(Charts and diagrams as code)
■ ■ ■ ■
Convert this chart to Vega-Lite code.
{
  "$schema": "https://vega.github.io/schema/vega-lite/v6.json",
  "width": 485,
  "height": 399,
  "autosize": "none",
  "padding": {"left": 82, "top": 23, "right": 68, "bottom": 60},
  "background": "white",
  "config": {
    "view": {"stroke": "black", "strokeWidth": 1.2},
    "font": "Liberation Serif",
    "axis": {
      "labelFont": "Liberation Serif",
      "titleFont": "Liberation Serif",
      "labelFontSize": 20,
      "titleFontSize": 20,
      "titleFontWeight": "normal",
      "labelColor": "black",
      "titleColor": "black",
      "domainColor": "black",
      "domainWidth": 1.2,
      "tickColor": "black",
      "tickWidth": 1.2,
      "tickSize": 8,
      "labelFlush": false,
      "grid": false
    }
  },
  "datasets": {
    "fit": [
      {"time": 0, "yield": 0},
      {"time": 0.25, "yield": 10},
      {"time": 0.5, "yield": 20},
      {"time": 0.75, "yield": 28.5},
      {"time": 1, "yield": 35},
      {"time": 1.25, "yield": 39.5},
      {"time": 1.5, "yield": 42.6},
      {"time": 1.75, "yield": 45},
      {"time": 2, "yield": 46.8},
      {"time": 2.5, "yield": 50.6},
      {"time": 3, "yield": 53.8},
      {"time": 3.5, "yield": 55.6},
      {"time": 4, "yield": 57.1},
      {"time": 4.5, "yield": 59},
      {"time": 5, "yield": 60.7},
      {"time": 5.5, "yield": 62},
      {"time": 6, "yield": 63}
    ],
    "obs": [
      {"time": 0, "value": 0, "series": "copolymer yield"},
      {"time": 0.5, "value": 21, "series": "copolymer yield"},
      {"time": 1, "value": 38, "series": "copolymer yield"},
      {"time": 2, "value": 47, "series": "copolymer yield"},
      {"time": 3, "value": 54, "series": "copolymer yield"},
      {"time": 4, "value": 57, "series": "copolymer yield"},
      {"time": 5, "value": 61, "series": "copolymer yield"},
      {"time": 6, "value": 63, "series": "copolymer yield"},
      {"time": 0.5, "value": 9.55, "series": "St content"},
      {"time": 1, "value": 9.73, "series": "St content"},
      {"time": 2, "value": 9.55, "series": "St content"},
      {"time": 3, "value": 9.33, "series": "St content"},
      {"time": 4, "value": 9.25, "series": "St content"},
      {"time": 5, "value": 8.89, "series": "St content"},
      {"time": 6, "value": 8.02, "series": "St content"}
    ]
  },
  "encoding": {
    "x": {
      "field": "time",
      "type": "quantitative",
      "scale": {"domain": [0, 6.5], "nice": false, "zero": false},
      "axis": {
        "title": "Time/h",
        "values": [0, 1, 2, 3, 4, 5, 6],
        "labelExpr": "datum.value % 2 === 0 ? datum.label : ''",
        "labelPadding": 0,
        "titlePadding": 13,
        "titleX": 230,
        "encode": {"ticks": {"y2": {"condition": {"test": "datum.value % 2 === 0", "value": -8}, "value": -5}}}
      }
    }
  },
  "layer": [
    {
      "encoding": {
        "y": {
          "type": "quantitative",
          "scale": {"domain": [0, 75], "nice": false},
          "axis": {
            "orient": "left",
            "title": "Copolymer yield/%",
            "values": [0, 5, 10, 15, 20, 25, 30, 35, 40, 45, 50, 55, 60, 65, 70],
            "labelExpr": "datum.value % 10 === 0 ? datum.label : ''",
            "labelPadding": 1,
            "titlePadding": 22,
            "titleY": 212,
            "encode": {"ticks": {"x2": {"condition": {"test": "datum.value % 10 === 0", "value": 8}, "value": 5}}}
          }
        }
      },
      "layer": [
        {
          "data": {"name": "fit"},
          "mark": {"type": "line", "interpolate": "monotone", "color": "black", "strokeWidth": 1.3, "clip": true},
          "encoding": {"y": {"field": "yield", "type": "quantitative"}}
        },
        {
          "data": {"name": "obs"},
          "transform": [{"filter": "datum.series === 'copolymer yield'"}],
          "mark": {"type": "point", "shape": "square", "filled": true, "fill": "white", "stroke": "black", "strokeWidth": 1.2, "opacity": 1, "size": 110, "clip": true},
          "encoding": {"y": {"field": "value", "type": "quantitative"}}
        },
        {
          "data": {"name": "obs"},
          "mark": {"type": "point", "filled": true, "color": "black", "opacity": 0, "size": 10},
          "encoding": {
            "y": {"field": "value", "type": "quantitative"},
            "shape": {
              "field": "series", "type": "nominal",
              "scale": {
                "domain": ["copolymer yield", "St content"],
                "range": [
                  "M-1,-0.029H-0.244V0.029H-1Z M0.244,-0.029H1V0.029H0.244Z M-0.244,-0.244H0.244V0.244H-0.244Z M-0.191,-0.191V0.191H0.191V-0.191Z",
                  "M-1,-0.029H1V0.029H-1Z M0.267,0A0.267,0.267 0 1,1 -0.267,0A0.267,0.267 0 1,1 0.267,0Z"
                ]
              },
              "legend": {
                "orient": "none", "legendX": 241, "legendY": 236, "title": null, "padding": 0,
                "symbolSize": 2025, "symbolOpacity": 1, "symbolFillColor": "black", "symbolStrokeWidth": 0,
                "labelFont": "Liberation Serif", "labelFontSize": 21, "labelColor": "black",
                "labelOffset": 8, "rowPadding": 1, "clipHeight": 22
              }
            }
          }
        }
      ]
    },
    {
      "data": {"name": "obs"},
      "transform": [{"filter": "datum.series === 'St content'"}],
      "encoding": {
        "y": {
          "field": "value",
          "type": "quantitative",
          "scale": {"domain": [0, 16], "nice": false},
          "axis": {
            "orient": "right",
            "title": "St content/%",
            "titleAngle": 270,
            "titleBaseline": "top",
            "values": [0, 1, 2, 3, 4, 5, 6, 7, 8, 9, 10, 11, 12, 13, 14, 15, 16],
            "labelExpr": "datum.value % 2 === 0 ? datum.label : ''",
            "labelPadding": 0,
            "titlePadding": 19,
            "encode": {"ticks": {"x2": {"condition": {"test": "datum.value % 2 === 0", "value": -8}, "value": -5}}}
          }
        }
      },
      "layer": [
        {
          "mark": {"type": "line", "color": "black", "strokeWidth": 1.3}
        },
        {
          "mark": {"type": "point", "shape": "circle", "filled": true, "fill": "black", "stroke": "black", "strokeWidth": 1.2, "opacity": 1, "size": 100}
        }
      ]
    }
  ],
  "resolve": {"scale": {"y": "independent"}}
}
■ ■ ■ ■
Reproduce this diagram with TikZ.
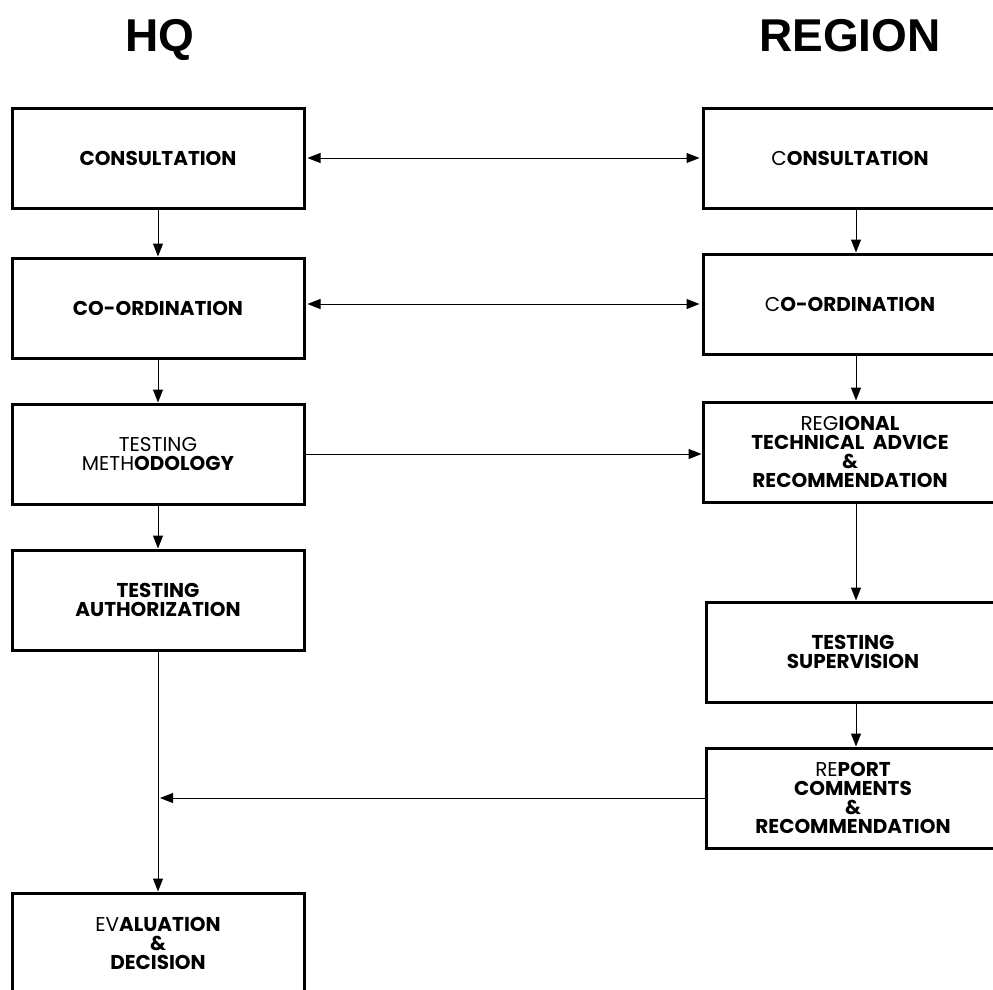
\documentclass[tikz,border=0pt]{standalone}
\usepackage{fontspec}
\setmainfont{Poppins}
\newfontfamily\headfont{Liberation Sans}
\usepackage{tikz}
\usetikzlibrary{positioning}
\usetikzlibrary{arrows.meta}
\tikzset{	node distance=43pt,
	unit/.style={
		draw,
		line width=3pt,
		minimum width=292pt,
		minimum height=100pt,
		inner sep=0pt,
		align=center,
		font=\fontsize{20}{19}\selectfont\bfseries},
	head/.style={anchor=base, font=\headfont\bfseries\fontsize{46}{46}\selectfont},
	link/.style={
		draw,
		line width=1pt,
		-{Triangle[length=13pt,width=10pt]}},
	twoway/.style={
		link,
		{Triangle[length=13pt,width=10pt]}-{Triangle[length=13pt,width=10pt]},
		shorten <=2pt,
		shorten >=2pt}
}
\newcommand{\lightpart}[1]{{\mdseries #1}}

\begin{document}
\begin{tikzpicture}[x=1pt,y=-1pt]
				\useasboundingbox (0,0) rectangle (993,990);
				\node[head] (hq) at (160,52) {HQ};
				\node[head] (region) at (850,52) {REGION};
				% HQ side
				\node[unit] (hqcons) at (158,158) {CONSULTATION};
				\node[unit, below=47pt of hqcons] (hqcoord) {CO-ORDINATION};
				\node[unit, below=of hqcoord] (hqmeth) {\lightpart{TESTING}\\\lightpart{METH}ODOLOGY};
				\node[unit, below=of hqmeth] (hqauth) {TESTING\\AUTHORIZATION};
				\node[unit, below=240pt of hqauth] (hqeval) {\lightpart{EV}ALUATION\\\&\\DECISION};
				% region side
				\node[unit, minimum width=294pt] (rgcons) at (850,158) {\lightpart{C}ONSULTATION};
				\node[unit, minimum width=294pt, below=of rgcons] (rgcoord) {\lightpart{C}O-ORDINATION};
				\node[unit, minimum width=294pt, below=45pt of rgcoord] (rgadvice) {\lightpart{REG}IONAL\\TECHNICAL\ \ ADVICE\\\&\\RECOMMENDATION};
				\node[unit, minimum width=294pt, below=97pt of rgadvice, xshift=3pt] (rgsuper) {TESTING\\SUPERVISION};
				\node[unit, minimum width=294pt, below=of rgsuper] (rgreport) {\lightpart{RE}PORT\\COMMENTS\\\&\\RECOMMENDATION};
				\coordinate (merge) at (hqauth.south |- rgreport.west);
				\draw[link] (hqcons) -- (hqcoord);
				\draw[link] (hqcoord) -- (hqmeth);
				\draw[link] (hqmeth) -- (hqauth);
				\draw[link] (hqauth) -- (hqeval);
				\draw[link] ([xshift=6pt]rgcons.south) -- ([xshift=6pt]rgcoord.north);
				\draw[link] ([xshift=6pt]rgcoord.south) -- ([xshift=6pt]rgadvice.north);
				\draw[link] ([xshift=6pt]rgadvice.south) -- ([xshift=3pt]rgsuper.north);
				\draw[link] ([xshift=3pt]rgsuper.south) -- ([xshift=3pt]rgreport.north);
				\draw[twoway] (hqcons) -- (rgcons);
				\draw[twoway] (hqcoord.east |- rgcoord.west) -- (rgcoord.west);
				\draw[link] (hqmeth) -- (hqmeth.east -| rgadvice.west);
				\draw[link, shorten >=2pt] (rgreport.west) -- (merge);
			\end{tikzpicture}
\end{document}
■ ■ ■ ■
Within the material above, find the lines that contain the word "this"; copy them.

SOLVED PROBLEM
Convert this chart to Vega-Lite code.
Reproduce this diagram with TikZ.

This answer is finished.